Task description
What is the number of lines holding the word "this"? Give that number alone.

(Charts and diagrams as code)
####

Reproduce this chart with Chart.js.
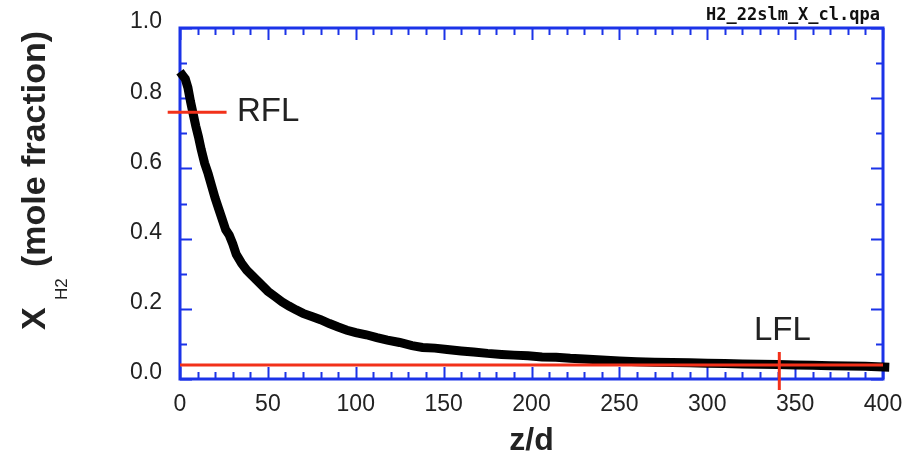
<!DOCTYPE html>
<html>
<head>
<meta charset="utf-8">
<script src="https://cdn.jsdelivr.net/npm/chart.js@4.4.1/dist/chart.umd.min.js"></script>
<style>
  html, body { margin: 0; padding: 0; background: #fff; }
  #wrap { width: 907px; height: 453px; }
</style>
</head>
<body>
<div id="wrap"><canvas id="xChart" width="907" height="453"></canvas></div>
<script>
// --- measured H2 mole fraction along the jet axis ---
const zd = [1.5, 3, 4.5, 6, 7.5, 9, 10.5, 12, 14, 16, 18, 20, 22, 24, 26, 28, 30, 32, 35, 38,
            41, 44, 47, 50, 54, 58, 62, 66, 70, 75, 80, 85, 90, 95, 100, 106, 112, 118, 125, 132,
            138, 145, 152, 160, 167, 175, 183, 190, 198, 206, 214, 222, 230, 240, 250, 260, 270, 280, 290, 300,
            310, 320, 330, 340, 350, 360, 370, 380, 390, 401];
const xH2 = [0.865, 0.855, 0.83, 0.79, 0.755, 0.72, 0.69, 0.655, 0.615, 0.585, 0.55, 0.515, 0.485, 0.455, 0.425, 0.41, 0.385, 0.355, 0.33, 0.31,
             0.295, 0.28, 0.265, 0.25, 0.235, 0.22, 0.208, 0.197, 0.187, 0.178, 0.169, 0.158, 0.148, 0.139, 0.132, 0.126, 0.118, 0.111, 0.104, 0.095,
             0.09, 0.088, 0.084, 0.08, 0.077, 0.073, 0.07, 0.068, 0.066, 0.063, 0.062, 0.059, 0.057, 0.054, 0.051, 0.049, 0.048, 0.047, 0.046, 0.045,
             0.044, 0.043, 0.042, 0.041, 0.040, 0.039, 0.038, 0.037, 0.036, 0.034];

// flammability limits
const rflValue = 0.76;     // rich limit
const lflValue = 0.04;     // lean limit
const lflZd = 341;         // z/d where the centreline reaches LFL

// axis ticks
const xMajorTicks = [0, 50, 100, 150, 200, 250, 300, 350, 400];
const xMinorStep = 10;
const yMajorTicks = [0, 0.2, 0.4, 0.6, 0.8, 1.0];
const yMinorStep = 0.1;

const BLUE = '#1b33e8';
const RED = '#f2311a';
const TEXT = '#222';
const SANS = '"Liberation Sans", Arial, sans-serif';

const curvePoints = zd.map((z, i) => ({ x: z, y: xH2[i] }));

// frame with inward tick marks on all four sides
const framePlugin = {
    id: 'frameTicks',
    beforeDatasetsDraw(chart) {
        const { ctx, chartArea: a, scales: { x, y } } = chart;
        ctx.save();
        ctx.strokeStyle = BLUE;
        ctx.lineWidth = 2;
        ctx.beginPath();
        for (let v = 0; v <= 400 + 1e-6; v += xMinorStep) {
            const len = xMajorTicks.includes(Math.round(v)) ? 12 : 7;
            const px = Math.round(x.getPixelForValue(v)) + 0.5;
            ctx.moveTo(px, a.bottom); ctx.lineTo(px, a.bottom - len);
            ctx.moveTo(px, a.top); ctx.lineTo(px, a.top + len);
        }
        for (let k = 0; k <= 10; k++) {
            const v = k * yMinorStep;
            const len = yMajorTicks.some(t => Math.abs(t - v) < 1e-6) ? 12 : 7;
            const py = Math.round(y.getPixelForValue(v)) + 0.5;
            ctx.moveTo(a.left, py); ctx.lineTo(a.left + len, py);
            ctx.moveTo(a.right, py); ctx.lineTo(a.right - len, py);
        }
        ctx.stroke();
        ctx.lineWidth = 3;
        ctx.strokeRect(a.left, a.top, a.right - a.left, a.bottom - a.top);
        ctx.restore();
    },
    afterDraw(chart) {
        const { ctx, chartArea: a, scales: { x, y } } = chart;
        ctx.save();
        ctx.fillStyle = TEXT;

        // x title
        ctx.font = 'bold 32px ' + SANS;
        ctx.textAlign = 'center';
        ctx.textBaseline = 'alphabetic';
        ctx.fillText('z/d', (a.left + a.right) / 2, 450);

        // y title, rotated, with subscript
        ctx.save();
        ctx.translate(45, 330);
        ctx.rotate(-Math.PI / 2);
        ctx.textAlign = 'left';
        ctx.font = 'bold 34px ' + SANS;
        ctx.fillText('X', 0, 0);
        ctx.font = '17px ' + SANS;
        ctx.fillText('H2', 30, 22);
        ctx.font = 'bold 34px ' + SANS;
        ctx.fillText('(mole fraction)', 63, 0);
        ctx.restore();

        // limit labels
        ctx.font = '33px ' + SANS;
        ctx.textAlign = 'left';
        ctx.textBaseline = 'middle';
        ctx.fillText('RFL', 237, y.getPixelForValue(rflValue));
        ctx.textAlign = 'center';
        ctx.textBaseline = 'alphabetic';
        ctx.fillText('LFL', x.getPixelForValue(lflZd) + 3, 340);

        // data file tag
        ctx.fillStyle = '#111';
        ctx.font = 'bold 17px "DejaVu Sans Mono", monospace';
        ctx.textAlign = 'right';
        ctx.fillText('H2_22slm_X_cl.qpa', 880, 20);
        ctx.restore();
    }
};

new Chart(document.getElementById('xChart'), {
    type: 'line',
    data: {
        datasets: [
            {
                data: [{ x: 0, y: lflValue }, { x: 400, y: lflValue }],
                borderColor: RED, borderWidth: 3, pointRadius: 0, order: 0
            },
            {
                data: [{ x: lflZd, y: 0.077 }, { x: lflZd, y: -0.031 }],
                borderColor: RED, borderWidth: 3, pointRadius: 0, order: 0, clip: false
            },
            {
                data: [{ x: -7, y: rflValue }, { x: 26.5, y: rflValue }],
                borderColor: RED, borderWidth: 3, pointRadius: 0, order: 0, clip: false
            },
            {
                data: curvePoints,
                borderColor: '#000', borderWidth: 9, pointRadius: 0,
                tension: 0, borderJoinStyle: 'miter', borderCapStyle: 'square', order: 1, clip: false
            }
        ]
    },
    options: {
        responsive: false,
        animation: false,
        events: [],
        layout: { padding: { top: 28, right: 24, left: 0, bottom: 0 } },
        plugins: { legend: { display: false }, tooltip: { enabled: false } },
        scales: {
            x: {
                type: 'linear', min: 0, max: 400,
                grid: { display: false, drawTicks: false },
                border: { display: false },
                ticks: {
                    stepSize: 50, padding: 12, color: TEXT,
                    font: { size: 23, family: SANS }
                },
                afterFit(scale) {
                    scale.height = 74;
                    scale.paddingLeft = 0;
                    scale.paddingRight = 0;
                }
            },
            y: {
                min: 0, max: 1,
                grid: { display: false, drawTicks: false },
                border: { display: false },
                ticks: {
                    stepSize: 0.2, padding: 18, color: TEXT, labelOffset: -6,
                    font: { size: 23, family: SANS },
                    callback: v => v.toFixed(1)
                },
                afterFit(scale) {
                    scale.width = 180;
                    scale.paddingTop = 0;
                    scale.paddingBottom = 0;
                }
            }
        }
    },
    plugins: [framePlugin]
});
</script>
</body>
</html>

####

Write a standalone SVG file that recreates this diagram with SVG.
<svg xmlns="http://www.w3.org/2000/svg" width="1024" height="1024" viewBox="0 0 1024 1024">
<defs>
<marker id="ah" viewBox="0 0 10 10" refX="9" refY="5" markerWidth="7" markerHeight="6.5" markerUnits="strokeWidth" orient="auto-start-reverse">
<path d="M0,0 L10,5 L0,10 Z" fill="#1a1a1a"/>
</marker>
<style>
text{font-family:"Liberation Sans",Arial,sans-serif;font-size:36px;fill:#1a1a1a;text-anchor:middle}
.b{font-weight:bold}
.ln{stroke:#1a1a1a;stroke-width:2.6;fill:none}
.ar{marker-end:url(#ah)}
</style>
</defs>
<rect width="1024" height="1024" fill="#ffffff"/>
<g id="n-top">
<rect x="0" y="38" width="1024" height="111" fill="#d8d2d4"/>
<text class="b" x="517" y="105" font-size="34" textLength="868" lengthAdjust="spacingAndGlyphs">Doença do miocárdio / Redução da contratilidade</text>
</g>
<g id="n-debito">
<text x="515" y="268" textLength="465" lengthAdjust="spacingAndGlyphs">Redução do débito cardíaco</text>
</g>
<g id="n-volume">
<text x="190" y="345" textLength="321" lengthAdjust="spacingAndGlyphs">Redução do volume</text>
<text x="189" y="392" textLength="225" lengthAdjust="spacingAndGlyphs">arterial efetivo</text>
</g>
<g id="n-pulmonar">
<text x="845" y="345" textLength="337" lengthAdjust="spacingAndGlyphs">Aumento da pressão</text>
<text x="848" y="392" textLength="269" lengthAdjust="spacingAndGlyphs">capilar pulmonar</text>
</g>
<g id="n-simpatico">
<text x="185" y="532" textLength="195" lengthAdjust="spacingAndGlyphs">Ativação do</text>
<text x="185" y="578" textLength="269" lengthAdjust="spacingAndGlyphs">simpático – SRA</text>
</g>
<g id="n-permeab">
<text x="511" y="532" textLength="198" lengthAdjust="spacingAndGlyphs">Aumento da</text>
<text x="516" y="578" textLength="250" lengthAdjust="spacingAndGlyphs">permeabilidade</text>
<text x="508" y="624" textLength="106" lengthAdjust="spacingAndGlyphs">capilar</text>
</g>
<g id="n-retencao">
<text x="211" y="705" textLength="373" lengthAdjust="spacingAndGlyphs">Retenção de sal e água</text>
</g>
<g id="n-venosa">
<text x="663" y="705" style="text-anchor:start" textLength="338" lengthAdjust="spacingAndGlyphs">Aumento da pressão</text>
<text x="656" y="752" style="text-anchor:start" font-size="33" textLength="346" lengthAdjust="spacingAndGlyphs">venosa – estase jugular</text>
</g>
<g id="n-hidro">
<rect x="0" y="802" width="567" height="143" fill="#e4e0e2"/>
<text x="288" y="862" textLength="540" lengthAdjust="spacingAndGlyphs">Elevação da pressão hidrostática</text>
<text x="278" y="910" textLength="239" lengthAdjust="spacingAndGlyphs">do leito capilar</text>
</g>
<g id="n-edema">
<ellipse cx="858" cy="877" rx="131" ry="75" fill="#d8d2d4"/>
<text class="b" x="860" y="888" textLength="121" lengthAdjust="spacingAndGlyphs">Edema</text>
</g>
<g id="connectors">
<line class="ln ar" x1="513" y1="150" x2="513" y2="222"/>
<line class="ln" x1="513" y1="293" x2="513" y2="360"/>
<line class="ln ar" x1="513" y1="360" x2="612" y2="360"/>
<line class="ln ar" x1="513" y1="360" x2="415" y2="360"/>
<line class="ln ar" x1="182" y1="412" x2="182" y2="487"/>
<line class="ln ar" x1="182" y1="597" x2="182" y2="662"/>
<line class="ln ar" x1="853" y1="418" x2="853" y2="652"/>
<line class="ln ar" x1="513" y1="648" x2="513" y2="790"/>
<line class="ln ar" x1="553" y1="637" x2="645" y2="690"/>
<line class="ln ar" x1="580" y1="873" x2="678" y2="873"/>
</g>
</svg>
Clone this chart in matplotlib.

####

Final result
3